The drugs are all used thousands of times each day by medical professionals seeking to save lives and treat illness, according to Pfizer.
"They are well-established within the medical community and continue to serve important needs in surgical procedures and other treatments," the company said [PDF]. "Pfizer offers these products because they save or improve lives, and markets them solely for use as indicated in the product labeling."
The newly trimmed down list of greenlit clients, which includes distributors, direct buyers and wholesalers, have agreed that they won't resell the drugs to correctional facilities. When designing the new system for distributing the seven drugs, Pfizer took steps to make sure they're still available to the patients who rely on them every day.
Government agencies can still buy the substances, but they'll have to ensure they will not use the drugs to put people down or pass them along to a party who might do so.
"Government purchasing entities must certify that products they purchase or otherwise acquire are used only for medically prescribed patient care and not for any penal purposes," Pfizer said. "Pfizer further requires that these Government purchasers certify that the product is for 'own use' and will not resell or otherwise provide the restricted products to any other party."
Pfizer plans to regularly audit the distribution of the drugs and will take action should it find noncompliance.
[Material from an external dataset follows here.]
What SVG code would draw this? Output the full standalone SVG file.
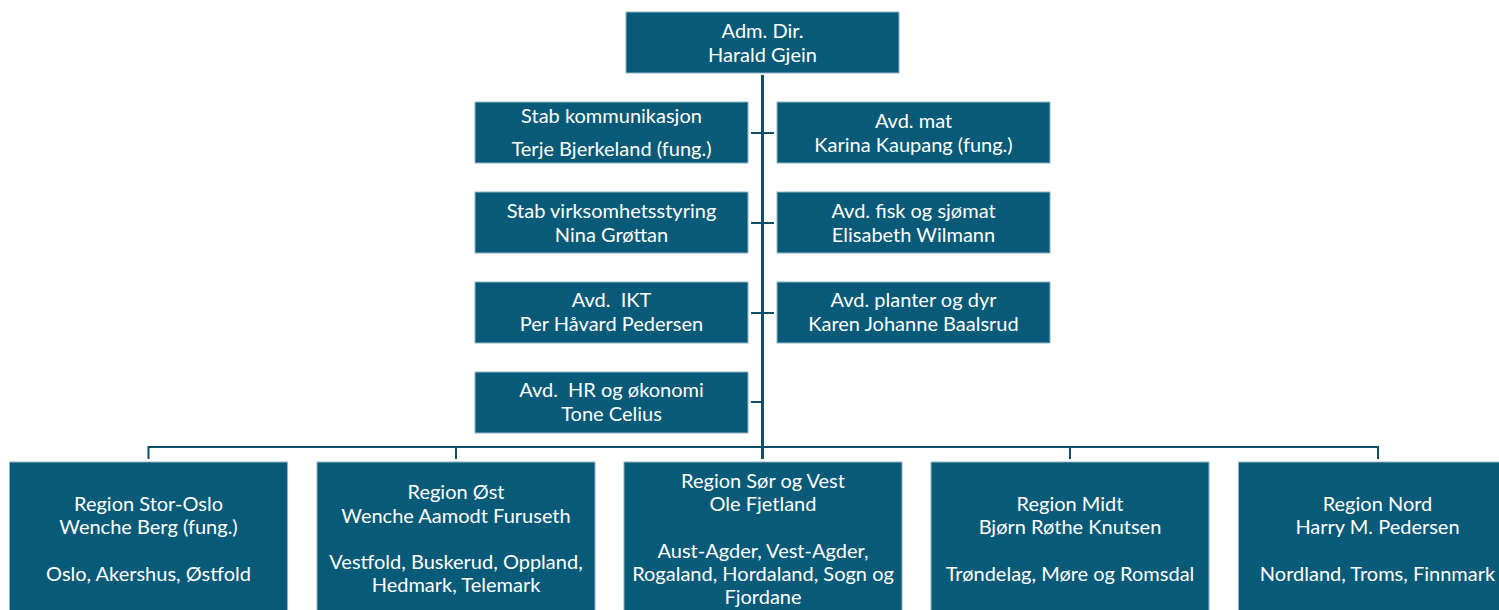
<svg xmlns="http://www.w3.org/2000/svg" width="1499" height="610" viewBox="0 0 1499 610">
<style>
.box{fill:#085a79;stroke:#8fb3c4;stroke-width:1}
.t{font-family:Lato,"Open Sans","Liberation Sans",sans-serif;font-size:20px;fill:#ffffff;text-anchor:middle;white-space:pre}
.ln{stroke:#0e4e68;fill:none}
</style>
<rect width="1499" height="610" fill="#ffffff"/>
<g id="connectors">
<line class="ln" x1="762.5" y1="75" x2="762.5" y2="459" stroke-width="3"/>
<line class="ln" x1="751" y1="133" x2="774" y2="133" stroke-width="2"/>
<line class="ln" x1="751" y1="223" x2="774" y2="223" stroke-width="2"/>
<line class="ln" x1="751" y1="313" x2="774" y2="313" stroke-width="2"/>
<line class="ln" x1="751" y1="402" x2="762" y2="402" stroke-width="2"/>
<path class="ln" d="M148.5 459 V447 H1378 V459 M456 447 V459 M1070 447 V459" stroke-width="2"/>
</g>
<g id="adm"><rect class="box" x="626" y="12" width="273" height="61"/><text class="t" x="762.5" y="38">Adm. Dir.</text><text class="t" x="762.5" y="62">Harald Gjein</text></g>
<g id="stab-kom"><rect class="box" x="475" y="102" width="273" height="61"/><text class="t" x="611.5" y="123">Stab kommunikasjon</text><text class="t" x="611.5" y="156">Terje Bjerkeland (fung.)</text></g>
<g id="avd-mat"><rect class="box" x="777" y="102" width="273" height="61"/><text class="t" x="913.5" y="128">Avd. mat</text><text class="t" x="913.5" y="152">Karina Kaupang (fung.)</text></g>
<g id="stab-virk"><rect class="box" x="475" y="192" width="273" height="61"/><text class="t" x="611.5" y="218">Stab virksomhetsstyring</text><text class="t" x="611.5" y="242">Nina Grøttan</text></g>
<g id="avd-fisk"><rect class="box" x="777" y="192" width="273" height="61"/><text class="t" x="913.5" y="218">Avd. fisk og sjømat</text><text class="t" x="913.5" y="242">Elisabeth Wilmann</text></g>
<g id="avd-ikt"><rect class="box" x="475" y="282" width="273" height="61"/><text class="t" x="611.5" y="307">Avd.  IKT</text><text class="t" x="611.5" y="331">Per Håvard Pedersen</text></g>
<g id="avd-planter"><rect class="box" x="777" y="282" width="273" height="61"/><text class="t" x="913.5" y="307">Avd. planter og dyr</text><text class="t" x="913.5" y="331">Karen Johanne Baalsrud</text></g>
<g id="avd-hr"><rect class="box" x="475" y="372" width="273" height="61"/><text class="t" x="611.5" y="397">Avd.  HR og økonomi</text><text class="t" x="611.5" y="421">Tone Celius</text></g>
<g id="region-stor-oslo"><rect class="box" x="9.5" y="462" width="278" height="160"/><text class="t" x="148.5" y="511">Region Stor-Oslo</text><text class="t" x="148.5" y="534">Wenche Berg (fung.)</text><text class="t" x="148.5" y="581">Oslo, Akershus, Østfold</text></g>
<g id="region-ost"><rect class="box" x="317" y="462" width="278" height="160"/><text class="t" x="456" y="499">Region Øst</text><text class="t" x="456" y="523">Wenche Aamodt Furuseth</text><text class="t" x="456" y="569">Vestfold, Buskerud, Oppland,</text><text class="t" x="456" y="592">Hedmark, Telemark</text></g>
<g id="region-sor-vest"><rect class="box" x="624" y="462" width="278" height="160"/><text class="t" x="763" y="488">Region Sør og Vest</text><text class="t" x="763" y="511">Ole Fjetland</text><text class="t" x="763" y="558">Aust-Agder, Vest-Agder,</text><text class="t" x="763" y="581">Rogaland, Hordaland, Sogn og</text><text class="t" x="763" y="604">Fjordane</text></g>
<g id="region-midt"><rect class="box" x="931" y="462" width="278" height="160"/><text class="t" x="1070" y="511">Region Midt</text><text class="t" x="1070" y="534">Bjørn Røthe Knutsen</text><text class="t" x="1070" y="581">Trøndelag, Møre og Romsdal</text></g>
<g id="region-nord"><rect class="box" x="1238.5" y="462" width="278" height="160"/><text class="t" x="1377.5" y="511">Region Nord</text><text class="t" x="1377.5" y="534">Harry M. Pedersen</text><text class="t" x="1377.5" y="581">Nordland, Troms, Finnmark</text></g>
</svg>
The company said it is willing to modify its regulations if doing so is necessary to keep the drugs from being used for executions.
With its new restrictions, Pfizer joins about two dozen other FDA-approved pharmaceutical companies in disavowing the use of its drugs in cocktails meant to kill. It's a movement that has been happening for the past few years, and it has placed strain on states looking to carry out executions via lethal injection.